Case of the Missing Cake

It was 1967. A culprit had made off with a piece of cake and Mom and Dad were on the case. Deliciously, I anticipated and welcomed the trial as we assembled in the kitchen because innocence was mine. My eight-year-old eyes sneered at my seven older brothers and sisters, intent on intuiting who the thief might be. Glances around the room should provoke the offender into squirming, sweating or gasping—fair’s fair, right?  My father’s voice: “Who helped themselves to a piece of cake last night?”

Presumably, a sibling let himself have cake (ate it too) and although 45 years have passed since the Great Byrne Cake Caper, I cannot recall whodunit. Neuro-scientists tell us that each time a memory is replayed our brain “remembers” the scene slightly differently. Essentially, we rewrite the memory. I’m pretty sure it was in the kitchen, with a knife—Scarlet, Plum or Mustard—still dunno?

Today we understand that most memories get tucked away in the unconscious regions of our brains—very few reach conscious awareness. The conscious memories change a bit each time we remember them. This can be a little frightening for obvious reasons—too many replays would not only cloud our recollections, they might distort our ability to recognize our preferences.

My eight-year-old brain not only remembered the scene, it delivered (to me) an idea that grew into a tasty plan. You see, I reasoned, my stealthy sibling made one mistake. He wasn’t brazen enough. He left the rest of the cake behind. I vowed that when the time came for me to exercise my cat-burglar skills, I would simply steal the entire cake. No self-respecting parent (or sibling) would ever suspect a kid of being that cruel or callous. Brilliant! Licking my lips, the genius continued. If questioned, my response was already rehearsed, coolly calculated and Pink Panther-ish. “Burglars,” I’d say. “It must have been burglars.”

I never tested my theory. Didn’t have the chutzpah. The idea I was so in love with—actually stunk.

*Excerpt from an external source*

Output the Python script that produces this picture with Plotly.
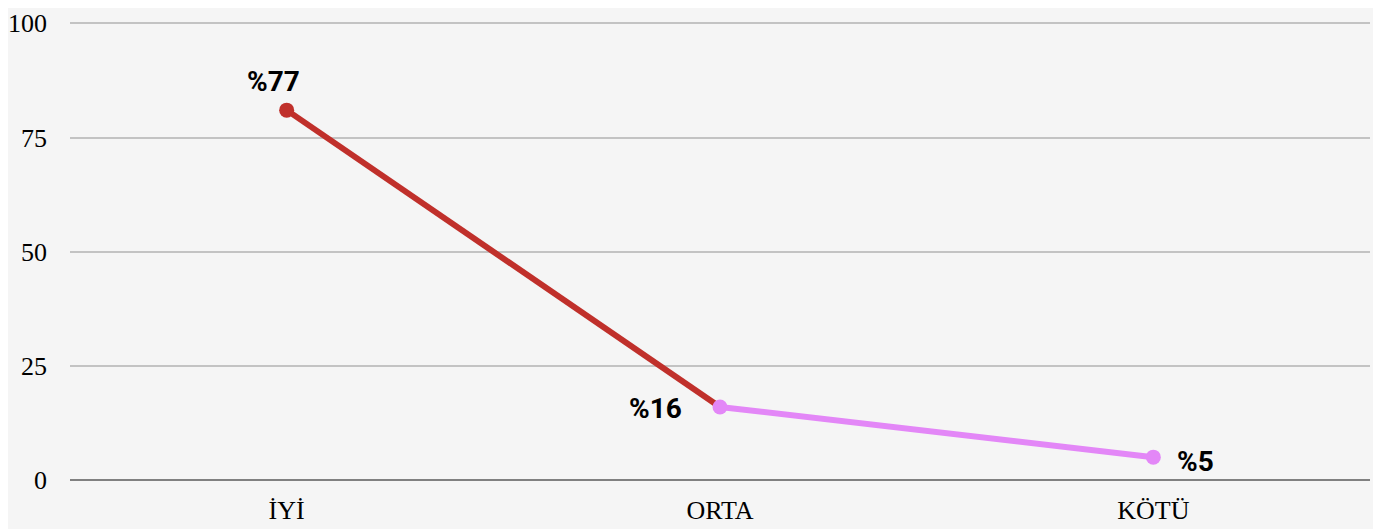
import plotly.graph_objects as go

categories = ["İYİ", "ORTA", "KÖTÜ"]
values = [81, 16, 5]
labels = ["%77", "%16", "%5"]
point_colors = ["#c0302b", "#e387f7", "#e387f7"]
segment_colors = ["#c0302b", "#e387f7"]

fig = go.Figure()

# each segment gets its own color
for i, col in enumerate(segment_colors):
    fig.add_trace(go.Scatter(
        x=categories[i:i + 2], y=values[i:i + 2], mode="lines",
        line=dict(color=col, width=6), hoverinfo="skip", showlegend=False
    ))

fig.add_trace(go.Scatter(
    x=categories, y=values, mode="markers",
    marker=dict(color=point_colors, size=15), showlegend=False
))

# label offsets (px) around each point
shifts = [(-13, 29), (-65, -2), (42, -4)]
for cat, val, lab, (dx, dy) in zip(categories, values, labels, shifts):
    fig.add_annotation(
        x=cat, y=val, text="<b>" + lab + "</b>",
        showarrow=False, xshift=dx, yshift=dy,
        font=dict(family="Roboto, DejaVu Sans, sans-serif", size=28, color="#000000")
    )

# the page body adds an 8px offset, so margins are trimmed to compensate
fig.update_layout(
    width=1381, height=529,
    margin=dict(l=62, r=19, t=14, b=57),
    paper_bgcolor="#f5f5f5", plot_bgcolor="#f5f5f5",
    font=dict(family="Liberation Serif, Times New Roman, serif", size=26, color="#000000"),
    xaxis=dict(range=[-0.5, 2.5], showgrid=False, showline=False, ticks="",
               zeroline=False, ticklabelstandoff=12, automargin=False),
    yaxis=dict(range=[0, 100.3], tickvals=[0, 25, 50, 75, 100], showgrid=True,
               gridcolor="#c3c3c3", gridwidth=1.5, zeroline=True, zerolinecolor="#808080",
               zerolinewidth=2, showline=False, ticks="", ticklabelstandoff=22,
               ticklabeloverflow="allow", automargin=False),
)

fig.write_html("out.html")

During the last 30 years in Canada we have seen amazing prosperity—only problem is, practically all of the economic gains have gone to the top one per cent. They had the chutzpah to take your cake, my cake and most of Patti’s. Whodunit? “Politicians,” they’d say. “It must have been politicians.” Even more cakes—missing—so more scapegoats paraded. “Unions,” they’d say. “It must have been unions.” Today, practically all the cakes are sitting in vaults. Childhood fairness has been crippled by corporate greed. Let the squirming, sweating and gasping begin.

Where do you shop for your crumbs? Martin Luther King said, “The time is always right to do the right thing.”